On the earnings call with analysts and investors, Oracle CEO Larry Ellison took great pains to explain the slow revenues were a result of the company’s full transition to the cloud, and moving from a licensing to a subscription based revenue model would take time to generate the big money.
“We get about the same amount of money from a subscription after three years as we get from a license, But some subscriptions can last as long as 20 years,” said Ellison in response to one analyst’s question about revenue recognition. “So we are going to recognize the revenue more slowly. … That’s okay, because in the long term we make much, much more money. And we can effectively compete against this whole new array of competitors like Salesforce and Workday.”

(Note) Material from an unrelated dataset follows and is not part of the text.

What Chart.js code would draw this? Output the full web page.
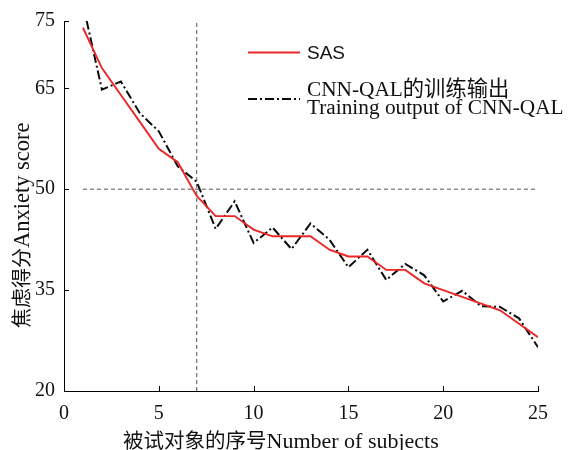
<!DOCTYPE html>
<html>
<head>
<meta charset="utf-8">
<script src="https://cdn.jsdelivr.net/npm/chart.js@4/dist/chart.umd.min.js"></script>
<style>
  html, body { margin: 0; padding: 0; background: #fff; }
  #wrap { width: 571px; height: 450px; }
</style>
</head>
<body>
<div id="wrap"><canvas id="chart" width="571" height="450"></canvas></div>
<script>
// Subject index (x) and the two score series (y)
const subjects = [1, 2, 3, 4, 5, 6, 7, 8, 9, 10, 11, 12, 13, 14, 15, 16, 17, 18, 19, 20, 21, 22, 23, 24, 25];
const sasScores = [74, 68, 64, 60, 56, 54, 49, 46, 46, 44, 43, 43, 43, 41, 40, 40, 38, 38, 36, 35, 34, 33, 32, 30, 28];
const cnnOutput = [77.5, 64.8, 66, 61.3, 58.6, 53.4, 51.1, 44.1, 48.2, 42, 44.3, 41.1, 44.9, 42.5, 38.4, 41, 36.5, 38.9, 37.2, 33.3, 34.9, 32.6, 32.5, 30.8, 26.5];

// Axis ticks
const xTicks = [0, 5, 10, 15, 20, 25];
const yTicks = [20, 35, 50, 65, 75];

// Reference (threshold) lines
const thresholdScore = 50;
const thresholdSubject = 7;

// Text
const sasLabel = 'SAS';
const cnnLabelLines = [['CNN-QAL', '的训练输出'], ['Training output of CNN-QAL']];
const xTitle = ['被试对象的序号', 'Number of subjects'];
const yTitle = ['焦虑得分', 'Anxiety score'];

const SERIF = "'Liberation Serif', 'Times New Roman', serif";
const SANS = "'Liberation Sans', Arial, sans-serif";
const CJK = "'Noto Sans CJK SC', 'Noto Sans CJK JP', sans-serif";
const RED = '#ec2626';
const BLACK = '#0a0a0a';
const CNN_DASH = [9, 3, 2, 3];

const xMin = 0, xMax = 25, yMin = 20, yMax = 75;

function toPoints(xs, ys) { return xs.map((x, i) => ({ x: x, y: ys[i] })); }

// Draw a row of text pieces, each with its own font, starting at (x, y) on the alphabetic baseline
function drawPieces(ctx, pieces, x, y) {
  ctx.textBaseline = 'alphabetic';
  ctx.textAlign = 'left';
  let cx = x;
  for (const p of pieces) {
    ctx.font = p.font;
    ctx.fillText(p.text, cx, y);
    cx += ctx.measureText(p.text).width;
  }
}

const isCJK = s => /[\u3400-\u9fff]/.test(s);

const decorations = {
  id: 'decorations',
  afterDraw(chart) {
    const ctx = chart.ctx;
    const xs = chart.scales.x, ys = chart.scales.y;
    const area = chart.chartArea;
    ctx.save();

    // inward tick marks
    ctx.strokeStyle = '#000';
    ctx.lineWidth = 1;
    ctx.setLineDash([]);
    ctx.beginPath();
    xTicks.forEach(v => {
      const px = Math.round(xs.getPixelForValue(v)) + 0.5;
      ctx.moveTo(px, area.bottom);
      ctx.lineTo(px, area.bottom - 5);
    });
    yTicks.forEach(v => {
      const py = Math.round(ys.getPixelForValue(v)) + 0.5;
      ctx.moveTo(area.left, py);
      ctx.lineTo(area.left + 5, py);
    });
    ctx.stroke();

    ctx.fillStyle = '#111';

    // x-axis title
    drawPieces(ctx, [
      { text: xTitle[0], font: '20.5px ' + CJK },
      { text: xTitle[1], font: '22px ' + SERIF }
    ], 123, 448);

    // y-axis title, rotated
    ctx.save();
    ctx.translate(28.5, 328);
    ctx.rotate(-Math.PI / 2);
    drawPieces(ctx, [
      { text: yTitle[0], font: '20px ' + CJK },
      { text: yTitle[1], font: '22.5px ' + SERIF }
    ], 0, 0);
    ctx.restore();

    // legend
    const ds = chart.data.datasets;
    ctx.lineWidth = ds[0].borderWidth;
    ctx.strokeStyle = ds[0].borderColor;
    ctx.beginPath();
    ctx.moveTo(248, 52.5);
    ctx.lineTo(300, 52.5);
    ctx.stroke();
    drawPieces(ctx, [{ text: sasLabel, font: '19px ' + SANS }], 307, 58.5);

    ctx.lineWidth = ds[1].borderWidth;
    ctx.strokeStyle = ds[1].borderColor;
    ctx.setLineDash(ds[1].borderDash);
    ctx.beginPath();
    ctx.moveTo(248, 99);
    ctx.lineTo(300, 99);
    ctx.stroke();
    ctx.setLineDash([]);
    const lineBaselines = [95.5, 114];
    cnnLabelLines.forEach((parts, i) => {
      drawPieces(ctx, parts.map(t => ({ text: t, font: '21.3px ' + (isCJK(t) ? CJK : SERIF) })), 307, lineBaselines[i]);
    });

    ctx.restore();
  }
};

const tickFont = { family: SERIF, size: 20 };

new Chart(document.getElementById('chart'), {
  type: 'line',
  data: {
    datasets: [
      {
        label: sasLabel,
        data: toPoints(subjects, sasScores),
        borderColor: RED,
        borderWidth: 1.9,
        pointRadius: 0,
        tension: 0,
        fill: false
      },
      {
        label: cnnLabelLines.map(p => p.join('')).join(' '),
        data: toPoints(subjects, cnnOutput),
        borderColor: BLACK,
        borderWidth: 2,
        borderDash: CNN_DASH,
        pointRadius: 0,
        tension: 0,
        fill: false
      },
      {
        label: 'threshold score',
        data: [{ x: subjects[0], y: thresholdScore }, { x: subjects[subjects.length - 1], y: thresholdScore }],
        borderColor: '#555',
        borderWidth: 1,
        borderDash: [4, 3],
        pointRadius: 0,
        fill: false
      },
      {
        label: 'threshold subject',
        data: [{ x: thresholdSubject, y: yMin }, { x: thresholdSubject, y: yMax }],
        borderColor: '#555',
        borderWidth: 1,
        borderDash: [4, 3],
        pointRadius: 0,
        fill: false
      }
    ]
  },
  options: {
    responsive: false,
    animation: false,
    devicePixelRatio: 1,
    layout: { padding: { top: 21, right: 33, left: 0, bottom: 0 } },
    plugins: { legend: { display: false }, tooltip: { enabled: false } },
    scales: {
      x: {
        type: 'linear',
        min: xMin,
        max: xMax,
        afterBuildTicks: s => { s.ticks = xTicks.map(v => ({ value: v })); },
        afterFit: s => { s.height = 59; },
        grid: { display: false, drawTicks: false },
        border: { display: true, color: '#000', width: 1 },
        ticks: { font: tickFont, color: '#111', padding: 11, maxRotation: 0, autoSkip: false }
      },
      y: {
        type: 'linear',
        min: yMin,
        max: yMax,
        afterBuildTicks: s => { s.ticks = yTicks.map(v => ({ value: v })); },
        afterFit: s => { s.width = 64; },
        grid: { display: false, drawTicks: false },
        border: { display: true, color: '#000', width: 1 },
        ticks: { font: tickFont, color: '#111', padding: 9, autoSkip: false }
      }
    }
  },
  plugins: [decorations]
});
</script>
</body>
</html>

Unlike other platforms that have built solutions for the cloud from the ground up, much of Oracle’s clout in the space has come from its many acquisitions. Its marketing cloud especially, consists of blockbuster acquisitions of marketing automation software such as Eloqua, Responsys and most recently data platform BlueKai. Ellison was bullish about Oracle’s cloud prospects, saying the company’s marketing cloud was clearly a market leader.

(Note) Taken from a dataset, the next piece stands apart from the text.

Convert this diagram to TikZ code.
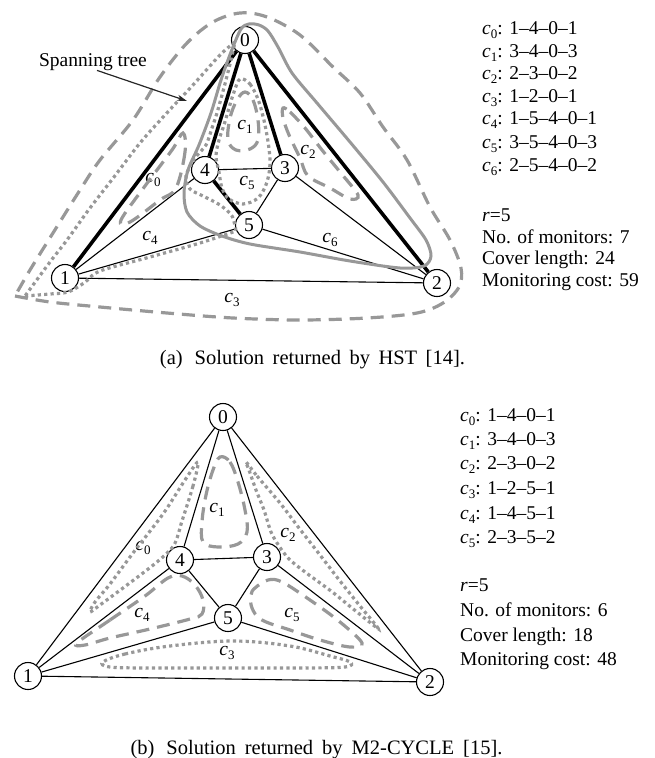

“I think we are recognized clearly as the leader in marketing and of course our marketing suite – Gartner recognizes that as the leader in marketing in the cloud, we are the upper right hand company,” said Ellison. “And we had great growth in marketing and we are getting traction both in B to C, and B to B end marketing doing very, very well.”
Oracle president Mark Hurd chimed in by listing a few of the big name clients that were now using Oracle Marketing Cloud.
“We won Kaiser, ITEN, LexMark, Panasonic, Thomson Reuters, Time Warner Cable, Ricoh, I mean these are all quality names that have adopted Oracle marketing,” said Hurd.
However, it’s important to keep in mind that Ellison is talking about the success of the individual marketing solutions, rather than the marketing cloud as a whole. Oracle is now home to both Eloqua and Responsys, two marketing automation solutions that are indeed marketing leaders. But to say Oracle’s Marketing Cloud is a leader on its own isn’t quite accurate, since a) It’s too early to identify a leader since no company is offering an entire, completely integrated suite of marketing solutions (although I did take a stab at it identifying who’s winning the race) and b) Oracle only formally announced the launch of its Marketing Cloud last month, and it’s still got a long way to go when it comes to integrating its products.